### Task objective
Write out the whole listing again, exactly as given.

### Material provided
━━━━━━

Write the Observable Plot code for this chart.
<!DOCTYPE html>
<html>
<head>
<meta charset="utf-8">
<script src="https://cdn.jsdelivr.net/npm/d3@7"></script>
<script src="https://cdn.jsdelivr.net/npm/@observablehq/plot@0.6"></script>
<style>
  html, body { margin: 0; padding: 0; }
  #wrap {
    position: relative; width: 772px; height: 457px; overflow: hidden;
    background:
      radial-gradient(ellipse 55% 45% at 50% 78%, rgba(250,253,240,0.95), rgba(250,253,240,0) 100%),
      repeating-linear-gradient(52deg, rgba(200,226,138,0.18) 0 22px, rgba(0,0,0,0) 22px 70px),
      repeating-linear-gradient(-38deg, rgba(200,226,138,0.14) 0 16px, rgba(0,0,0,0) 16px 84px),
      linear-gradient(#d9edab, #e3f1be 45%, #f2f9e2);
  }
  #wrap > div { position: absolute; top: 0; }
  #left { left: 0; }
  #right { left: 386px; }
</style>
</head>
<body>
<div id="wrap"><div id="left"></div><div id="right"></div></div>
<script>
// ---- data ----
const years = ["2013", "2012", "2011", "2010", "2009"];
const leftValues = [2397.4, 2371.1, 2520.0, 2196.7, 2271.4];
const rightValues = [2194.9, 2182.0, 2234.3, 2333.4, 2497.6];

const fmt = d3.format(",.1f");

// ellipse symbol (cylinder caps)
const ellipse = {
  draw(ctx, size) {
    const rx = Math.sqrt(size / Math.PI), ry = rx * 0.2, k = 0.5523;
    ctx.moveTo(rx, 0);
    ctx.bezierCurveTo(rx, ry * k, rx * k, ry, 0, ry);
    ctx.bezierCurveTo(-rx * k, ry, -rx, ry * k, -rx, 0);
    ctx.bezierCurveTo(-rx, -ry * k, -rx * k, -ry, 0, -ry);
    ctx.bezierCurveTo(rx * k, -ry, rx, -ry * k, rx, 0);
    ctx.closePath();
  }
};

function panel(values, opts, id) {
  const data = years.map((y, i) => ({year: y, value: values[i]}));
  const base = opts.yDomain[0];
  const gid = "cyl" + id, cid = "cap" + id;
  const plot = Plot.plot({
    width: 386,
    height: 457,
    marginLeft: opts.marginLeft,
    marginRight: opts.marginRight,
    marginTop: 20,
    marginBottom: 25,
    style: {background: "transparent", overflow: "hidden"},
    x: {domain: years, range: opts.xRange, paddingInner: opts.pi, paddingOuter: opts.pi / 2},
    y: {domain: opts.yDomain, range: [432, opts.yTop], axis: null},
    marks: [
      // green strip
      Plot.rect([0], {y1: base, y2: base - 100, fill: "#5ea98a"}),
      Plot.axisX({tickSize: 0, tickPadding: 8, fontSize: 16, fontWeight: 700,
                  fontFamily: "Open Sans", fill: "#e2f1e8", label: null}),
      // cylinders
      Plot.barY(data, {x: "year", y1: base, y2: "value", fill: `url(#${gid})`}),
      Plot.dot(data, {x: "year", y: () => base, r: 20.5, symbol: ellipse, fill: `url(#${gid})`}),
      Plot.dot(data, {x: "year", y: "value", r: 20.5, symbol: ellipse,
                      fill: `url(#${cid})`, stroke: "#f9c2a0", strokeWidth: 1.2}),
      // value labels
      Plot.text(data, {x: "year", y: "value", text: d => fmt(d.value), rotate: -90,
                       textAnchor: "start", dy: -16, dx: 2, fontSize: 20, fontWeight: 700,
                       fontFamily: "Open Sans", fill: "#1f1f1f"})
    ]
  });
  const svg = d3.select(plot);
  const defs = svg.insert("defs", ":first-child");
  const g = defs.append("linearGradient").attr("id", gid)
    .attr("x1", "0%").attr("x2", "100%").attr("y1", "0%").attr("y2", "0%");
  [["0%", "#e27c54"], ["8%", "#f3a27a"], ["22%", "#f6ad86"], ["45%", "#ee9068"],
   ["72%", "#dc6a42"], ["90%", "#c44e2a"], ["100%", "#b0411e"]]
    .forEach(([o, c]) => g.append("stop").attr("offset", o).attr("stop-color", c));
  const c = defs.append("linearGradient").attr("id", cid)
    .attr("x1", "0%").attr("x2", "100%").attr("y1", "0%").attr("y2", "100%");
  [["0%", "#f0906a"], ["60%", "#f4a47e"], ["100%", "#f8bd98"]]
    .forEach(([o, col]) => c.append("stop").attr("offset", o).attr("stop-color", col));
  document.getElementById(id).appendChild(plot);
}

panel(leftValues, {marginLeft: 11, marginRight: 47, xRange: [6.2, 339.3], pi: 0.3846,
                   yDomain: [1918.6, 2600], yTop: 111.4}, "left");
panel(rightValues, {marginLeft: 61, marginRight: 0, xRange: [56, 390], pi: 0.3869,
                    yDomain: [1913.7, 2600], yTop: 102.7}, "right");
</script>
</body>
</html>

━━━━━━

### Exercise answer
Write the Observable Plot code for this chart.
<!DOCTYPE html>
<html>
<head>
<meta charset="utf-8">
<script src="https://cdn.jsdelivr.net/npm/d3@7"></script>
<script src="https://cdn.jsdelivr.net/npm/@observablehq/plot@0.6"></script>
<style>
  html, body { margin: 0; padding: 0; }
  #wrap {
    position: relative; width: 772px; height: 457px; overflow: hidden;
    background:
      radial-gradient(ellipse 55% 45% at 50% 78%, rgba(250,253,240,0.95), rgba(250,253,240,0) 100%),
      repeating-linear-gradient(52deg, rgba(200,226,138,0.18) 0 22px, rgba(0,0,0,0) 22px 70px),
      repeating-linear-gradient(-38deg, rgba(200,226,138,0.14) 0 16px, rgba(0,0,0,0) 16px 84px),
      linear-gradient(#d9edab, #e3f1be 45%, #f2f9e2);
  }
  #wrap > div { position: absolute; top: 0; }
  #left { left: 0; }
  #right { left: 386px; }
</style>
</head>
<body>
<div id="wrap"><div id="left"></div><div id="right"></div></div>
<script>
// ---- data ----
const years = ["2013", "2012", "2011", "2010", "2009"];
const leftValues = [2397.4, 2371.1, 2520.0, 2196.7, 2271.4];
const rightValues = [2194.9, 2182.0, 2234.3, 2333.4, 2497.6];

const fmt = d3.format(",.1f");

// ellipse symbol (cylinder caps)
const ellipse = {
  draw(ctx, size) {
    const rx = Math.sqrt(size / Math.PI), ry = rx * 0.2, k = 0.5523;
    ctx.moveTo(rx, 0);
    ctx.bezierCurveTo(rx, ry * k, rx * k, ry, 0, ry);
    ctx.bezierCurveTo(-rx * k, ry, -rx, ry * k, -rx, 0);
    ctx.bezierCurveTo(-rx, -ry * k, -rx * k, -ry, 0, -ry);
    ctx.bezierCurveTo(rx * k, -ry, rx, -ry * k, rx, 0);
    ctx.closePath();
  }
};

function panel(values, opts, id) {
  const data = years.map((y, i) => ({year: y, value: values[i]}));
  const base = opts.yDomain[0];
  const gid = "cyl" + id, cid = "cap" + id;
  const plot = Plot.plot({
    width: 386,
    height: 457,
    marginLeft: opts.marginLeft,
    marginRight: opts.marginRight,
    marginTop: 20,
    marginBottom: 25,
    style: {background: "transparent", overflow: "hidden"},
    x: {domain: years, range: opts.xRange, paddingInner: opts.pi, paddingOuter: opts.pi / 2},
    y: {domain: opts.yDomain, range: [432, opts.yTop], axis: null},
    marks: [
      // green strip
      Plot.rect([0], {y1: base, y2: base - 100, fill: "#5ea98a"}),
      Plot.axisX({tickSize: 0, tickPadding: 8, fontSize: 16, fontWeight: 700,
                  fontFamily: "Open Sans", fill: "#e2f1e8", label: null}),
      // cylinders
      Plot.barY(data, {x: "year", y1: base, y2: "value", fill: `url(#${gid})`}),
      Plot.dot(data, {x: "year", y: () => base, r: 20.5, symbol: ellipse, fill: `url(#${gid})`}),
      Plot.dot(data, {x: "year", y: "value", r: 20.5, symbol: ellipse,
                      fill: `url(#${cid})`, stroke: "#f9c2a0", strokeWidth: 1.2}),
      // value labels
      Plot.text(data, {x: "year", y: "value", text: d => fmt(d.value), rotate: -90,
                       textAnchor: "start", dy: -16, dx: 2, fontSize: 20, fontWeight: 700,
                       fontFamily: "Open Sans", fill: "#1f1f1f"})
    ]
  });
  const svg = d3.select(plot);
  const defs = svg.insert("defs", ":first-child");
  const g = defs.append("linearGradient").attr("id", gid)
    .attr("x1", "0%").attr("x2", "100%").attr("y1", "0%").attr("y2", "0%");
  [["0%", "#e27c54"], ["8%", "#f3a27a"], ["22%", "#f6ad86"], ["45%", "#ee9068"],
   ["72%", "#dc6a42"], ["90%", "#c44e2a"], ["100%", "#b0411e"]]
    .forEach(([o, c]) => g.append("stop").attr("offset", o).attr("stop-color", c));
  const c = defs.append("linearGradient").attr("id", cid)
    .attr("x1", "0%").attr("x2", "100%").attr("y1", "0%").attr("y2", "100%");
  [["0%", "#f0906a"], ["60%", "#f4a47e"], ["100%", "#f8bd98"]]
    .forEach(([o, col]) => c.append("stop").attr("offset", o).attr("stop-color", col));
  document.getElementById(id).appendChild(plot);
}

panel(leftValues, {marginLeft: 11, marginRight: 47, xRange: [6.2, 339.3], pi: 0.3846,
                   yDomain: [1918.6, 2600], yTop: 111.4}, "left");
panel(rightValues, {marginLeft: 61, marginRight: 0, xRange: [56, 390], pi: 0.3869,
                    yDomain: [1913.7, 2600], yTop: 102.7}, "right");
</script>
</body>
</html>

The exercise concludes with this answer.